3. I’m scared – since those other two items don’t inspire much in the way of fear, I’m mostly referring to The Novel on this last one. Because dragging that book out again…that’s a bit of a struggle. I can still feel the sting of all those rejection emails whenever I think about going back to it. But I have to get past that somehow. It’s been long enough and – dammit – it’s a really good story, so it deserves a second chance. Especially since one agent I sent it to really liked the premise and invited me to a workshop he taught to get feedback where I learned quite a bit. And that I’d made some fairly classic rookie writing mistakes, but nothing that couldn’t be undone. And while it’s entirely possible that the agent only invited me because he wanted my money (to take the whole workshop series, which I didn’t) given that it was a small group of five other people, I’m inclined to think that there was something about my writing that he felt was good enough to take to the next level.
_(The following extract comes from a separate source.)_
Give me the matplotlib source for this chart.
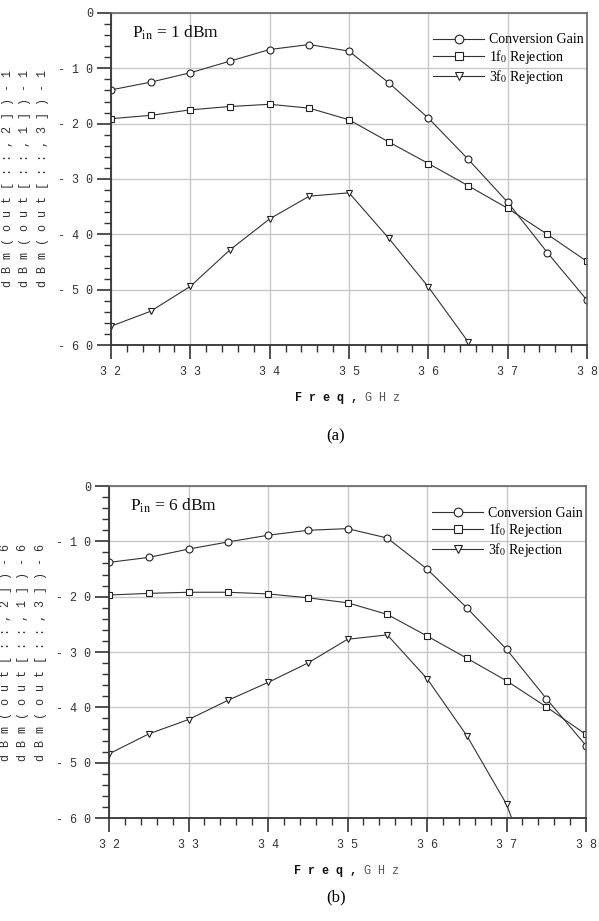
import matplotlib
matplotlib.use("Agg")
import matplotlib.pyplot as plt
from matplotlib.ticker import MultipleLocator, FixedLocator, FixedFormatter

plt.rcParams["mathtext.fontset"] = "stix"

freq = [32, 32.5, 33, 33.5, 34, 34.5, 35, 35.5, 36, 36.5, 37, 37.5, 38]

# (a) Pin = 1 dBm
gain_a = [-13.9, -12.5, -10.8, -8.7, -6.6, -5.7, -6.9, -12.6, -19.0, -26.4, -34.2, -43.3, -51.9]
rej1_a = [-19.1, -18.5, -17.5, -16.9, -16.5, -17.2, -19.3, -23.3, -27.2, -31.2, -35.3, -40.0, -44.9]
freq3_a = [32, 32.5, 33, 33.5, 34, 34.5, 35, 35.5, 36, 36.5, 37]
rej3_a = [-56.6, -53.9, -49.4, -42.8, -37.2, -33.1, -32.5, -40.7, -49.5, -59.4, -72.0]

# (b) Pin = 6 dBm
gain_b = [-13.8, -12.9, -11.4, -10.1, -8.9, -8.0, -7.7, -9.4, -15.0, -22.0, -29.5, -38.4, -46.9]
rej1_b = [-19.7, -19.4, -19.2, -19.2, -19.5, -20.2, -21.1, -23.2, -27.1, -31.1, -35.2, -39.9, -44.9]
freq3_b = [32, 32.5, 33, 33.5, 34, 34.5, 35, 35.5, 36, 36.5, 37, 37.5]
rej3_b = [-48.4, -44.8, -42.2, -38.7, -35.5, -32.0, -27.7, -26.9, -34.8, -45.1, -57.5, -77.0]

xticks = [32, 33, 34, 35, 36, 37, 38]
xticklabels = ["3 2", "3 3", "3 4", "3 5", "3 6", "3 7", "3 8"]
yticks = [0, -10, -20, -30, -40, -50, -60]
yticklabels = ["0", "- 1 0", "- 2 0", "- 3 0", "- 4 0", "- 5 0", "- 6 0"]
legend_labels = ["Conversion Gain", r"1f$_0$ Rejection", r"3f$_0$ Rejection"]

panels = [
    dict(pin="1", gain=gain_a, rej1=rej1_a, f3=freq3_a, rej3=rej3_a,
         rect=[0.1853, 0.6254, 0.7947, 0.3605], cap="(a)", capy=0.526, off="1"),
    dict(pin="6", gain=gain_b, rej1=rej1_b, f3=freq3_b, rej3=rej3_b,
         rect=[0.182, 0.1118, 0.7963, 0.3605], cap="(b)", capy=0.026, off="6"),
]

fig = plt.figure(figsize=(5.99, 9.21), dpi=100)
serif = ["Liberation Serif", "DejaVu Serif"]
mono = ["Liberation Mono", "DejaVu Sans Mono"]
lc = "#333333"

for p in panels:
    ax = fig.add_axes(p["rect"])
    kw = dict(color=lc, lw=0.8, mfc="white", mec="#222222", mew=0.8)
    l1, = ax.plot(freq, p["gain"], marker="o", ms=5, **kw)
    l2, = ax.plot(freq, p["rej1"], marker="s", ms=5, **kw)
    l3, = ax.plot(p["f3"], p["rej3"], marker="v", ms=5, **kw)
    ax.set_xlim(32, 38)
    ax.set_ylim(-60, 0)
    ax.xaxis.set_major_locator(FixedLocator(xticks))
    ax.xaxis.set_major_formatter(FixedFormatter(xticklabels))
    ax.yaxis.set_major_locator(FixedLocator(yticks))
    ax.yaxis.set_major_formatter(FixedFormatter(yticklabels))
    ax.xaxis.set_minor_locator(MultipleLocator(0.2))
    ax.yaxis.set_minor_locator(MultipleLocator(2))
    ax.tick_params(which="major", direction="out", length=10, width=1.2, color="#333333",
                   labelsize=8.5, labelcolor="#333333")
    ax.tick_params(axis="y", which="major", pad=3)
    ax.tick_params(axis="x", which="major", pad=5)
    ax.tick_params(which="minor", direction="out", length=5, width=1.0, color="#333333")
    for lab in ax.get_xticklabels() + ax.get_yticklabels():
        lab.set_family(mono)
    ax.grid(True, which="major", color="#c8c8c8", lw=1.0)
    ax.set_axisbelow(True)
    for s in ("left", "bottom"):
        ax.spines[s].set_color("#333333")
        ax.spines[s].set_linewidth(1.3)
    for s in ("top", "right"):
        ax.spines[s].set_color("#666666")
        ax.spines[s].set_linewidth(1.2)

    ax.text(0.045, 0.94, r"P$_{\rm in}$ = " + p["pin"] + " dBm", transform=ax.transAxes,
            fontsize=12.5, family=serif, color="#111111", va="center")
    ax.legend([l1, l2, l3], legend_labels, loc="upper right", frameon=False,
              bbox_to_anchor=(1.005, 0.955),
              prop=dict(family=serif, size=10), handlelength=3.7, handletextpad=0.35,
              labelspacing=0.12, borderaxespad=0.0, markerscale=1.25)

    ylab = "\n".join("d B m ( o u t [ : : , %s ] ) - %s" % (k, p["off"]) for k in ("2", "1", "3"))
    ax.text(-0.18, 0.5, ylab, transform=ax.transAxes, rotation=90, ha="center", va="center",
            family=mono, fontsize=8.5, color="#333333", linespacing=1.6)
    ax.text(0.534, -0.16, "F r e q , ", transform=ax.transAxes, ha="right", va="center",
            family=mono, fontsize=8.5, fontweight="bold", color="#111111")
    ax.text(0.534, -0.16, "G H z", transform=ax.transAxes, ha="left", va="center",
            family=mono, fontsize=8.5, color="#555555")
    fig.text(0.561, p["capy"], p["cap"], ha="center", va="center", family=serif, fontsize=12)

fig.savefig("out.png", dpi=100)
And yes, he could have had a group like that running each day twice a day with every other naive new writer with stars in their eyes and been raking in a small fortune on the dreams of others, I don’t believe that was what happened. The nasty little voice, on the other hand…

So yes, there are reasons why I’m not where I thought I should be this week. But there are still a few days left, and I just have to keep remembering that we all have our good days and bad days and days where we feel like we should be doing more. The point is to ignore that little voice inside that keeps reminding you that you aren’t good enough to achieve anything and just keep plugging away as best you can. Maybe those bad days will suddenly take a turn for the better.